Kittelsen: Modern Art in Enamel Design

General / People / Places / Products / April 27, 2012

For 50 years, modernist Grete Prytz Kittelsen plied her craft as an artist alongside names like Mies, Wright and Eames, but her work these days is only recognized by connoisseurs.

Karianne Bjellas Giljie is out to change all that.

Her new book on Kittelsen’s work, based on 100 interviews in the ten years before her death in 2010, is due out from W. W. Norton in May.

“She was a fantastic designer,” Gilje says of the Norwegian modern master.  “I started collecting her work when I was a student, picking up pieces in flea markets and second-hand stores.  I was shocked that there was no book on her work, because there are so many well-known items.”

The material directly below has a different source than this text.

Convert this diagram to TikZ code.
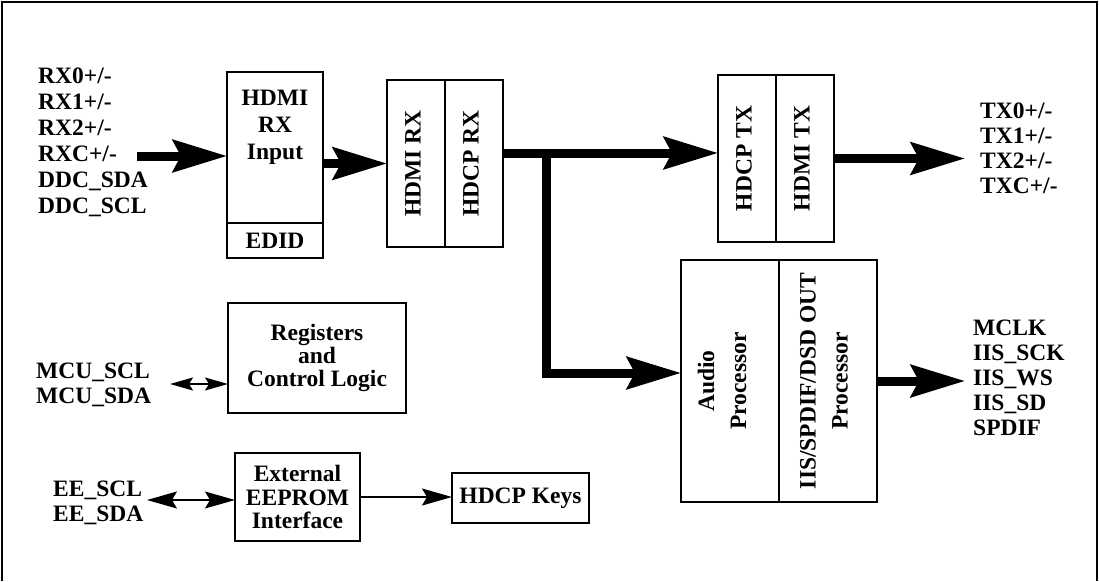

Her 288-page coffee-table book covers Kittelsen’s entire oeuvre, with text by leading Norwegian design scholars.  Each describes her career within the context of midcentury modern design, and the collections for which she received the Grand Prix at the Milan Triennalle in 1954.  More than 500 color photos of her work are included, many of the pieces from Kittelsen’s own collection. 

Words like brilliant are frequently used to describe her palette.

“She wanted people to react to their surroundings – to give energy to a gray day,” Gilje, the head of programs at the Foundation for Design and Architecture in Norway, says.  “She wanted to add light and color to a normal day.”

The artist came from a family of goldsmiths, and could have pursued that career, but chose instead to create art for use by millions of people  in everyday life.  She married an architect whose outlook on design was swiftly changed by a 1949 meeting with Charles and Ray Eames at Chicago’s Art Institute.  Together they built a 1950s modernist home in the woods near Oslo.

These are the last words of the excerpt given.